2008/01/28
O laicismo é neutro?
Não é novidade para ninguém que o laicismo move uma perseguição organizada e discreta contra tudo aquilo que consideram ser sinais de convicções religiosas na vida pública, em geral monoteístas, e contra o Cristianismo em particular.
Basta vermos como os apregoados princípios respeitadores da liberdade religiosa são traídos pelas “autoridades laicas” em leis concretas, como a da frequência de educação moral e religiosa em escolas do ensino básico, ou a assistência espiritual aos doentes nos hospitais. Há sempre o cuidado de cozinhar a lei de maneira a que esse atendimento e essa formação, a que as pessoas acedem livremente, não se possa concretizar, por alguma razão mais ou menos obscura. Ninguém pode dizer que não há legislação sobre a matéria ou que o governo não se interessa pelo assunto. Porém, para fazer o que fazem, mais valia que os políticos nada legislassem e o governo nada se interessasse. Ao fim e ao cabo a legislação e o interesse existem, mas numa lógica subreptícia de combate. Chegamos ao paradoxo – só aparente – de que a melhor forma de negar os tão apregoados direitos é legislar sobre eles.

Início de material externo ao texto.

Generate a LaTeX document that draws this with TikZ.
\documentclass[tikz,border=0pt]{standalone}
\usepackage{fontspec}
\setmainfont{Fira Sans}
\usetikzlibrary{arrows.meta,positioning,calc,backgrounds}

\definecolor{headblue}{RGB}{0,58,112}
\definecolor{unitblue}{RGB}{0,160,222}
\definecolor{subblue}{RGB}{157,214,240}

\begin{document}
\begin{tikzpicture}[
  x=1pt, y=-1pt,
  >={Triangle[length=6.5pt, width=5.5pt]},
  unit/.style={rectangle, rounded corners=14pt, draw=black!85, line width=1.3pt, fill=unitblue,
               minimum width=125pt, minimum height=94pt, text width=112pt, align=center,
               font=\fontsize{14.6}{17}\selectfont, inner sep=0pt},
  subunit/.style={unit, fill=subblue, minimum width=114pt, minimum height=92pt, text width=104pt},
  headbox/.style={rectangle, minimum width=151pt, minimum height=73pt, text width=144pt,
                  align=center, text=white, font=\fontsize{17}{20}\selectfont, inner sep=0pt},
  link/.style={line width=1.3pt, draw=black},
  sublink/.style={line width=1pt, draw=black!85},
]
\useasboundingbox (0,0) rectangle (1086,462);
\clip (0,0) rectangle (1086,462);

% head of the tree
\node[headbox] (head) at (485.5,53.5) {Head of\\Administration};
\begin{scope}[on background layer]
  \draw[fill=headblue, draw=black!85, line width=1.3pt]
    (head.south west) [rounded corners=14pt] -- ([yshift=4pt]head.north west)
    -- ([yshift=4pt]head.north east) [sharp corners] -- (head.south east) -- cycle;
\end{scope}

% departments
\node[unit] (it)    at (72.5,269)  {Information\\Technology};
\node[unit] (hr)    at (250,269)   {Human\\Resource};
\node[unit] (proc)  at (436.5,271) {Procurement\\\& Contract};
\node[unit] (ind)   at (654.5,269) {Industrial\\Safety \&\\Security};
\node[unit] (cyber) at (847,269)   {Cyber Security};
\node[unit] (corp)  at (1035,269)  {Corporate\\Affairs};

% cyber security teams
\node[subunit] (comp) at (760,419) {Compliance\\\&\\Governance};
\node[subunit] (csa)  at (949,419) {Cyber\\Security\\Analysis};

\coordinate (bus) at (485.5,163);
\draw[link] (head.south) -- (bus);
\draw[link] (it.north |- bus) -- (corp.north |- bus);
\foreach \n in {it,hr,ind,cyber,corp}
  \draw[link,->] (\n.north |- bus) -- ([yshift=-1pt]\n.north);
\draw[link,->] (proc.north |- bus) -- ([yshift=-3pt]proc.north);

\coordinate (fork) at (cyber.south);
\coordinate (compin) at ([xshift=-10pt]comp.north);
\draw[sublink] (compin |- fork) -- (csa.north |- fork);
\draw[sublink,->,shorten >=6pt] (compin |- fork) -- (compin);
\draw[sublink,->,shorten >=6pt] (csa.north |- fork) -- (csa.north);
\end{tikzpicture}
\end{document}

São apenas alguns exemplos, a que podíamos juntar outros como a utilização pessoal ou a exibição pública de sinais religiosos, de uma pretensão do laicismo de regulamentar – de encaixotar – e restringir todo o fenómeno religioso ao foro da consciência individual, com a imposição de que isso não tenha reflexos externos. Quando existe resistência por parte de sectores da população em aceitar emanações da ideologia laicista, sempre veiculadas através da legislação, já todos conhecemos o refrão: lá estão as convicções religiosas a obstruir o caminho da libertação laicista.
Se o laicismo ataca a Igreja, isso é liberdade de expressão. Se a Igreja se defende, é fanatismo.
Afinal de contas o laicismo gosta imenso de discutir, mas é só quando as coisas lhe sorriem de feição. Quando se põe em causa as suas bases filosóficas e se lhes destapam as incoerências só lhes resta apelidar os outros de fanáticos e intolerantes.
De onde procede esta aparente neutralidade? Da pretensão do Estado laico estar por cima de tudo e de tudo ser o árbitro, inclusivamente do fenómeno religioso e suas convicções, sempre mediante legislação, assente num conceito de tolerância por eles definido, e que presumem que todos aceitam sem crítica, bem como no relativismo.
Não é, por agora, o momento de criticar esse conceito de tolerância, nem o relativismo. De qualquer forma o facto do laicismo definir unilateralmente os termos – todos temos que ser tolerantes e relativistas, não é verdade? – e pretender que todos, crentes e não crentes, aceitem a sua arbitrariedade, tende a formatar um pensamento único.
“Vocês (os crentes) não podem impôr as vossas convicções aos outros”: é um lugar comum no discurso laicista. Pois é. Até parece que os laicistas têm a cabeça vazia e, portanto, não têm convicções…
É por isso que a presumida neutralidade do laicismo não passa de um engano. Ao impedir os outros – os crentes, sobretudo monoteístas – de afirmar exteriormente as suas convicções e ao recusá-las no ordenamento juridico-político, o laicismo não faz outra coisa senão veicular, por efeito calçadeira, as suas convicções, frequentemente antireligiosas.
Basta pensarmos que o laicismo se fez nas duas últimas centúrias à custa do combate à religião, afirmando-se pela negativa.
É por isso que parece não ser desacertado definir o laicismo como uma religião pela negativa, isto é, como uma religião antireligiosa.
É que não é só a política que tem horror ao vazio. As convicções também têm.